Murderer who stabbed killer in both eyes
THE Recorder at Douglas Vinter’s second trial for murder told him he fell into a small category of people who should be deprived permanently of their liberty.
Vinter, right, was jailed in 1995 for stabbing a co-worker to death in a railway workers’ cabin.
The family of the murdered man Carl Edon warned that 6ft 7in bodybuilder Vinter was still a danger to the public but in 2005 he was released. Shortly afterwards he abducted and killed his estranged wife Anne White, in a killing which closely resembled the first.
Vinter, who had been using anabolic steroids, drinking and taking cocaine, told police: “I’ve got my reasons why I did it.”
Last July, Vinter stabbed Roy Whiting, the killer of schoolgirl Sarah Payne, in both eyes with a sharpened toilet brush handle at Wakefield Prison. Newcastle Crown Court heard he had admitted it saying: “I’m a lifer, I’m doing natural life. I will never get out. I have nothing to lose.”
‘The man in black’ who stabbed and mutilated victims for fun
Homosexual serial killer Peter Moore, above, killed four men in 1995. The cinema manager who stabbed and mutilated his victims “for fun” was called “the man in black.”
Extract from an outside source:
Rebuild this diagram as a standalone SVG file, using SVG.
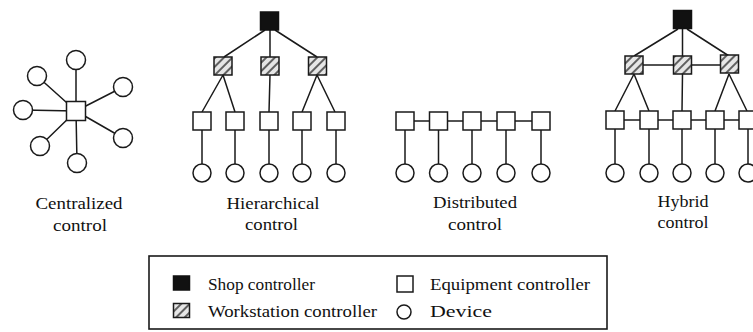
<svg xmlns="http://www.w3.org/2000/svg" width="753" height="332" viewBox="0 0 753 332">
<defs>
<pattern id="hatch" width="6" height="6" patternUnits="userSpaceOnUse" patternTransform="rotate(45)">
<rect x="0" y="0" width="6" height="6" fill="#e6e6e6"/>
<line x1="1" y1="0" x2="1" y2="6" stroke="#333" stroke-width="1.5"/>
</pattern>
</defs>
<style>
.ln{stroke:#1a1a1a;stroke-width:1.5;fill:none}
.eq{fill:#fff;stroke:#1a1a1a;stroke-width:1.5}
.dv{fill:#fff;stroke:#1a1a1a;stroke-width:1.5}
.ws{fill:url(#hatch);stroke:#1a1a1a;stroke-width:1.5}
.sh{fill:#111;stroke:#111;stroke-width:1.5}
.lbl{font-family:"Liberation Serif","Times New Roman",serif;font-size:16px;fill:#111;text-anchor:middle}
.leg{font-family:"Liberation Serif","Times New Roman",serif;font-size:16px;fill:#111}
</style>
<rect width="753" height="332" fill="#fff"/>

<g id="connectors">
<!-- centralized -->
<path class="ln" d="M76,111 L76,60 M76,111 L37,76 M76,111 L23,110 M76,111 L40,146 M76,111 L77,163 M76,111 L123,138 M76,111 L123,87"/>
<!-- hierarchical -->
<path class="ln" d="M265,30 L224,57 M270,30 L270,57 M275,30 L317,57"/>
<path class="ln" d="M223,75 L202,112 M223,75 L235,112 M270,75 L269,112 M317,75 L302,112 M317,75 L335,112"/>
<path class="ln" d="M202,121 L202,164 M235,121 L235,164 M269,121 L269,164 M302,121 L302,164 M336,121 L336,164"/>
<!-- distributed -->
<path class="ln" d="M405,121 L541,121"/>
<path class="ln" d="M405,121 L405,164 M438.5,121 L438.5,164 M472,121 L472,164 M506,121 L506,164 M541,121 L541,164"/>
<!-- hybrid -->
<path class="ln" d="M678,29 L634,56 M682.5,29 L682.5,56 M687,29 L729,56"/>
<path class="ln" d="M634,65 L729,65"/>
<path class="ln" d="M634,74 L615,111 M634,74 L649,111 M682.5,74 L682,111 M729,74 L715,111 M729,74 L747,111"/>
<path class="ln" d="M615,120 L753,120"/>
<path class="ln" d="M615,120 L615,164 M649,120 L649,164 M682,120 L682,164 M715,120 L715,164 M748,120 L748,164"/>
</g>

<g id="centralized">
<rect class="eq" x="66.5" y="101.5" width="19" height="19"/>
<circle class="dv" cx="76" cy="60" r="9.5"/>
<circle class="dv" cx="37" cy="76" r="9.5"/>
<circle class="dv" cx="23" cy="110" r="9.5"/>
<circle class="dv" cx="40" cy="146" r="9.5"/>
<circle class="dv" cx="77" cy="163" r="9.5"/>
<circle class="dv" cx="123" cy="138" r="9.5"/>
<circle class="dv" cx="123" cy="87" r="9.5"/>
<text class="lbl" x="79" y="209" textLength="87" lengthAdjust="spacingAndGlyphs">Centralized</text>
<text class="lbl" x="80" y="231" textLength="54" lengthAdjust="spacingAndGlyphs">control</text>
</g>

<g id="hierarchical">
<rect class="sh" x="260.5" y="12" width="18" height="18"/>
<rect class="ws" x="214" y="57" width="18" height="18"/>
<rect class="ws" x="261" y="57" width="18" height="18"/>
<rect class="ws" x="308.5" y="57" width="18" height="18"/>
<rect class="eq" x="193" y="112" width="18" height="18"/>
<rect class="eq" x="226" y="112" width="18" height="18"/>
<rect class="eq" x="260" y="112" width="18" height="18"/>
<rect class="eq" x="293" y="112" width="18" height="18"/>
<rect class="eq" x="327" y="112" width="18" height="18"/>
<circle class="dv" cx="202" cy="173" r="9"/>
<circle class="dv" cx="235" cy="173" r="9"/>
<circle class="dv" cx="269" cy="173" r="9"/>
<circle class="dv" cx="302" cy="173" r="9"/>
<circle class="dv" cx="336" cy="173" r="9"/>
<text class="lbl" x="273" y="209" textLength="93" lengthAdjust="spacingAndGlyphs">Hierarchical</text>
<text class="lbl" x="271.5" y="230" textLength="53" lengthAdjust="spacingAndGlyphs">control</text>
</g>

<g id="distributed">
<rect class="eq" x="396" y="112" width="18" height="18"/>
<rect class="eq" x="429.5" y="112" width="18" height="18"/>
<rect class="eq" x="463" y="112" width="18" height="18"/>
<rect class="eq" x="497" y="112" width="18" height="18"/>
<rect class="eq" x="532" y="112" width="18" height="18"/>
<circle class="dv" cx="405" cy="173" r="9"/>
<circle class="dv" cx="438.5" cy="173" r="9"/>
<circle class="dv" cx="472" cy="173" r="9"/>
<circle class="dv" cx="506" cy="173" r="9"/>
<circle class="dv" cx="541" cy="173" r="9"/>
<text class="lbl" x="475" y="208" textLength="84" lengthAdjust="spacingAndGlyphs">Distributed</text>
<text class="lbl" x="475" y="230" textLength="54" lengthAdjust="spacingAndGlyphs">control</text>
</g>

<g id="hybrid">
<rect class="sh" x="673.5" y="10.5" width="18" height="18"/>
<rect class="ws" x="625" y="56" width="18" height="18"/>
<rect class="ws" x="673.5" y="56" width="18" height="18"/>
<rect class="ws" x="720.5" y="55" width="18" height="18"/>
<rect class="eq" x="606" y="111" width="18" height="18"/>
<rect class="eq" x="640" y="111" width="18" height="18"/>
<rect class="eq" x="673" y="111" width="18" height="18"/>
<rect class="eq" x="706" y="111" width="18" height="18"/>
<rect class="eq" x="739" y="111" width="18" height="18"/>
<circle class="dv" cx="615" cy="173" r="9"/>
<circle class="dv" cx="649" cy="173" r="9"/>
<circle class="dv" cx="682" cy="173" r="9"/>
<circle class="dv" cx="715" cy="173" r="9"/>
<circle class="dv" cx="748" cy="173" r="9"/>
<text class="lbl" x="683" y="207" textLength="51" lengthAdjust="spacingAndGlyphs">Hybrid</text>
<text class="lbl" x="683" y="228" textLength="51" lengthAdjust="spacingAndGlyphs">control</text>
</g>

<g id="legend">
<rect x="149" y="256" width="458" height="73" fill="none" stroke="#1a1a1a" stroke-width="1.6"/>
<rect class="sh" x="173.5" y="276" width="16" height="14"/>
<text class="leg" x="208" y="290" textLength="107" lengthAdjust="spacingAndGlyphs">Shop controller</text>
<rect class="ws" x="173.5" y="303.5" width="16" height="14"/>
<text class="leg" x="208" y="317" textLength="169" lengthAdjust="spacingAndGlyphs">Workstation controller</text>
<rect class="eq" x="397" y="276" width="16" height="16"/>
<text class="leg" x="430" y="290" textLength="160" lengthAdjust="spacingAndGlyphs">Equipment controller</text>
<circle class="dv" cx="404" cy="312" r="7"/>
<text class="leg" x="430" y="317" textLength="62" lengthAdjust="spacingAndGlyphs">Device</text>
</g>
</svg>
Moore ran a theatre and cinema in north Wales and was fixated with the Friday the 13th movies. His first victim was Henry Roberts, stabbed to death at his home in Anglesey. His next victim Edward Carthy was stabbed and buried in a forest after meeting Moore in a gay bar. Next victim Keith Randles was dragged from his caravan at road works on the A5. Randles apparently asked why Moore was attacking him and he replied “for fun.”
His final victim was a 40-year old father of two, who was stabbed at a beach near Abergele in north Wales.
At his trial it was claimed Moore had carried out a 20-year reign of terror during which he had attacked more than 50 men. Moore claimed the murders were carried out by a fictitious homoxexual lover named Jason.
Moore, who was sentenced to four life sentences in November 1996. The Home Secretary recommended he never be released. Moore was reported to have become a close friend of serial killer Harold Shipman during his time in prison.